What is surprising, however, is the lack of African journalists writing these articles. Most are pulled from newswires, like Reuters and AP, or from the International Herald Tribune and UK-based papers. That means there’s not only very little on-the-ground reporting from the continent, but also that the people who know best about what’s really happening here aren’t the ones writing about the issues.
But there are efforts underway to increase reporting about Africa from Africans. The International Center for Journalists received a $2 million grant, three-year grant in 2008 from the Bill & Melinda Gates Foundation to improve coverage of agriculture and health. They’re placing journalists from the U.S. in four key African countries—Ghana, Malawi, Tanzania, and Senegal— where they will lead projects with African journalists, helping them improve not only coverage, but the quality of the articles they’re writing. The project will also help train “citizen journalist” stringers who can relay information from the village level via cellphones.
And earlier this year, the Gates Foundation also awarded a two-year grant to the Berkeley Graduate School of Journalism to develop an intensive training program for African journalists to promote high-quality coverage of agricultural issues.

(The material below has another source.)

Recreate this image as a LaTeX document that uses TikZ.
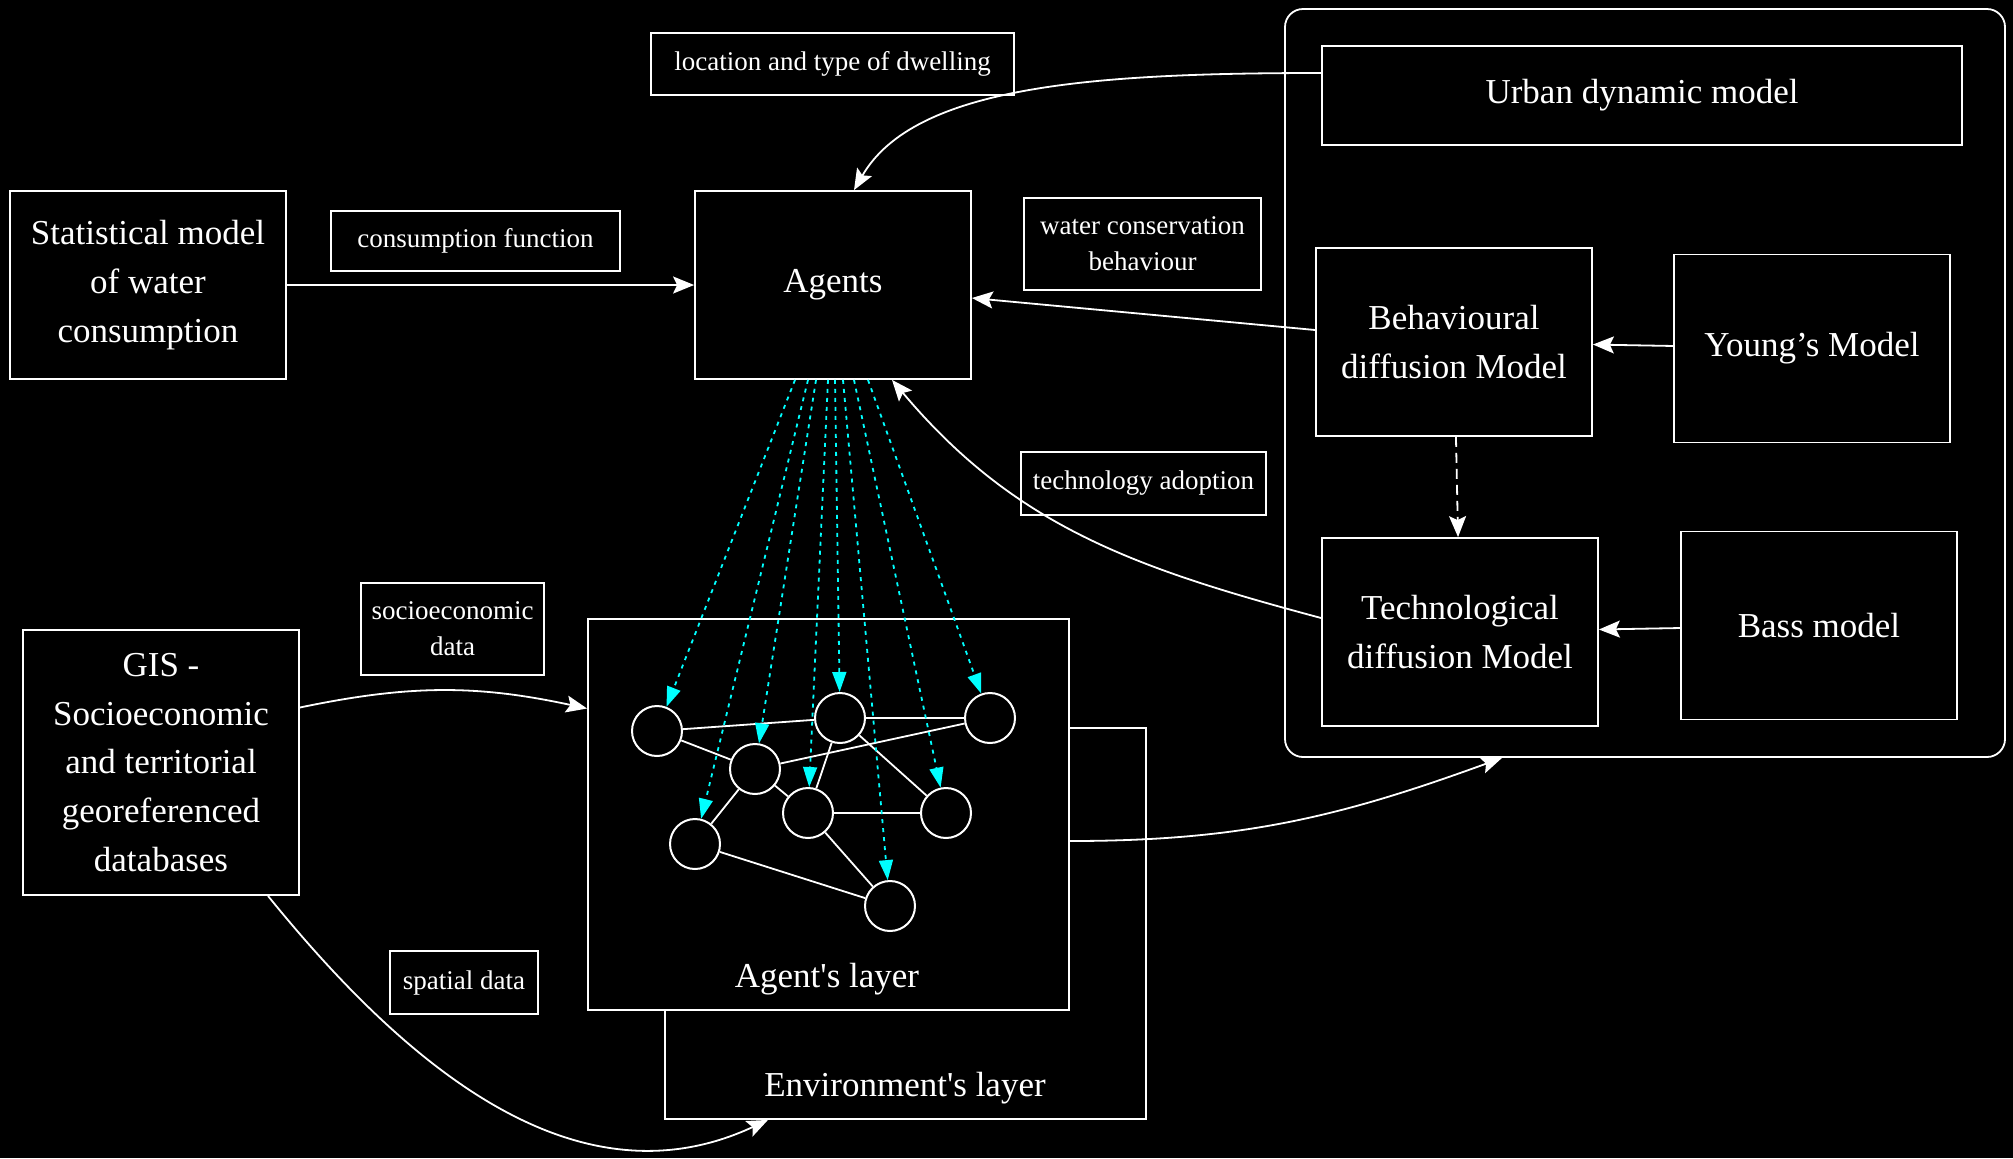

These projects could be at least partly inspired by grants the Soros Foundation and the Open Society Institute have been giving for training journalists in the former Soviet Republics and in Eastern Europe. The Independent Journalism Institute provides similar programs for journalists in Eastern Europe and Southeast Asia.
These types of grants—and hopefully future funding from other donors—are an important way of not only generating news stories, but informing African people about what’s taking place on a daily basis in their own country.